You’ve probably seen it: a reorganization rolls out, someone draws new boxes on a chart, and within months the same coordination problems resurface — just wearing different names. The issue isn’t that the structure was wrong. It’s that nobody asked the right questions before drawing those boxes.
I recently read Team Topologies by Matthew Skelton and Manuel Pais, and it crystallized something I’ve felt across the last years of leading teams and building software: team structure isn’t a template you copy. It’s a design decision — and like all design decisions, it comes with trade-offs.
Stop Looking for the “Right” Answer
The most liberating idea in Team Topologies is also the most uncomfortable one: there is no universally correct way to structure teams. The book gives you a vocabulary — stream-aligned teams, platform teams, enabling teams, complicated-subsystem teams — but it doesn’t hand you a blueprint. And that’s intentional.
There’s No Perfect Team Structure (And That’s the Point)
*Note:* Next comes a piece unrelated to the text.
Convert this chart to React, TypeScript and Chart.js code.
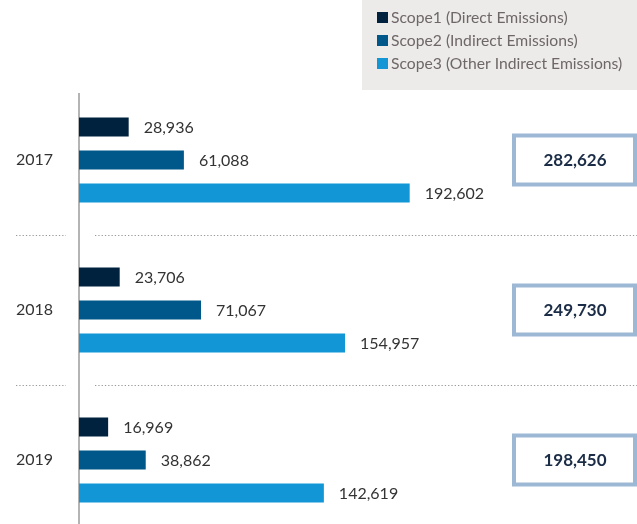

I’ve seen teams organized by feature, by component, by customer segment, and by technology layer. Every single one of those approaches worked somewhere and failed somewhere else. The difference was never the pattern itself. It was whether the pattern fit the context.
It Depends (No, Really)
“It depends” gets a bad reputation in engineering. It sounds like a non-answer. But when it comes to team structure, it’s the only honest starting point. What it depends on is worth spelling out:
Company stage and size. A 20-person startup where everyone knows each other has radically different coordination needs than a 500-person engineering org. Structures that enable autonomy at scale create unnecessary overhead when you’re small. Conversely, the informal “everyone talks to everyone” approach that works at 15 people becomes a bottleneck at 50.
Culture and trust. Some organizations have deep trust between teams and can handle loose boundaries. Others need explicit interfaces and clear ownership to function. Neither is inherently better — but picking a structure that assumes trust where none exists is a recipe for conflict.
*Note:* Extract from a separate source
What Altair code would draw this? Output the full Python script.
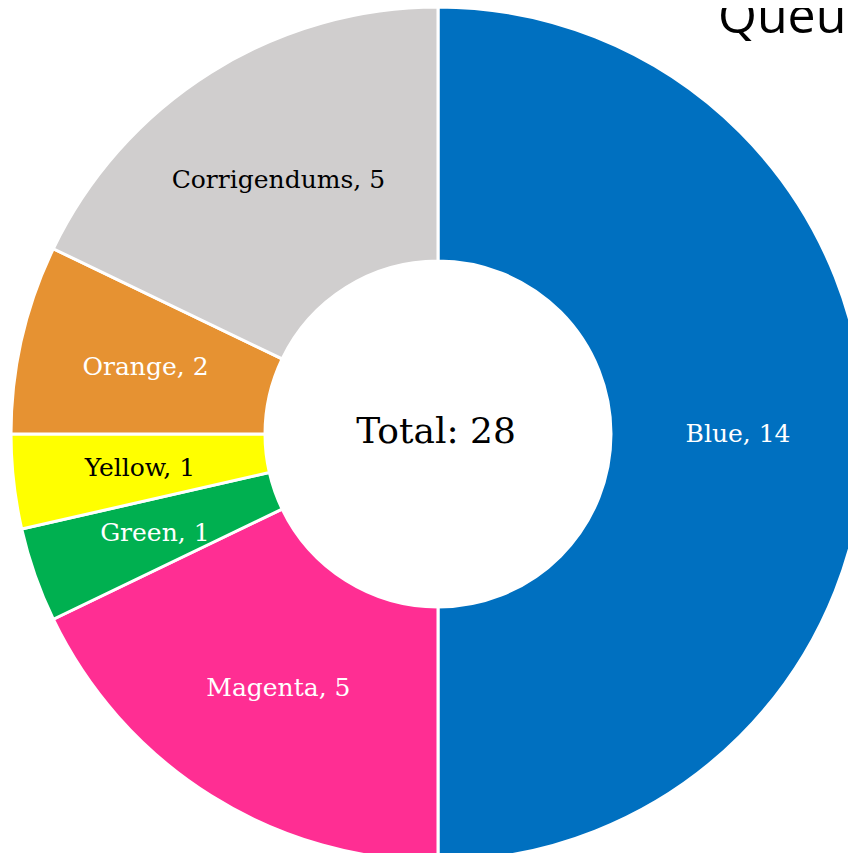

The nature of the work. A product with a single monolithic codebase demands different team boundaries than a distributed system with clear domain boundaries. Team Topologies pushes you toward aligning teams with the flow of change, which is powerful — but only if you understand where change actually flows in your system.
Cognitive load. This is the concept from the book that stuck with me most. And probably something every seasoned software engineer can relate to. A team’s structure should respect what a group of humans can reasonably hold in their heads. If your team needs to understand three different domains, two infrastructure layers, and a legacy integration just to ship a feature, your boundaries are in the wrong place — no matter how clean the org chart looks.
What Makes a Good Cut?
If there’s no universal answer, how do you evaluate whether your team structure is working? Here are the criteria I’ve found most useful, both from the book and from my experience:
Teams can ship independently. The strongest signal of a good structure is that teams can deliver value without waiting on each other for every change. If your “independent” teams need three other teams in a room to release anything, you have a coordination problem disguised as autonomy.
Boundaries match real dependencies, not imagined ones. Draw the actual dependency graph of your system — not the one on the whiteboard, the one developers experience daily. Good team boundaries minimize cross-team dependencies. They don’t eliminate them (that’s impossible), but they make the remaining ones explicit and manageable.
Communication patterns are intentional. Team Topologies introduces the idea that team interactions should be deliberately chosen: collaboration, X-as-a-Service, or facilitation. In practice, this means asking “how should these two teams interact?” before problems force an answer. Most orgs skip this step and wonder why friction builds up.
People aren’t drowning. Come back to cognitive load. If a team is constantly context-switching between unrelated concerns, the boundaries need to move. This isn’t about comfort — it’s about sustainable pace and quality of decisions.
Structure Is a Living Thing
The biggest mistake I see isn’t choosing the wrong structure. It’s treating structure as a one-time decision. Your product evolves, your team grows, your technical landscape shifts. The team structure that was perfect eighteen months ago might be actively harmful today.
Team Topologies gave me a shared language to have these conversations — and more importantly, a framework to keep having them. The goal isn’t to find the perfect structure and freeze it in place. It’s to build the habit of asking: do our team boundaries still serve the way we need to work?
If you take one thing from this: don’t copy someone else’s org chart. Understand your own constraints, optimize for flow, respect cognitive load, and be willing to evolve. The best team structure is the one that makes your specific context work—right now.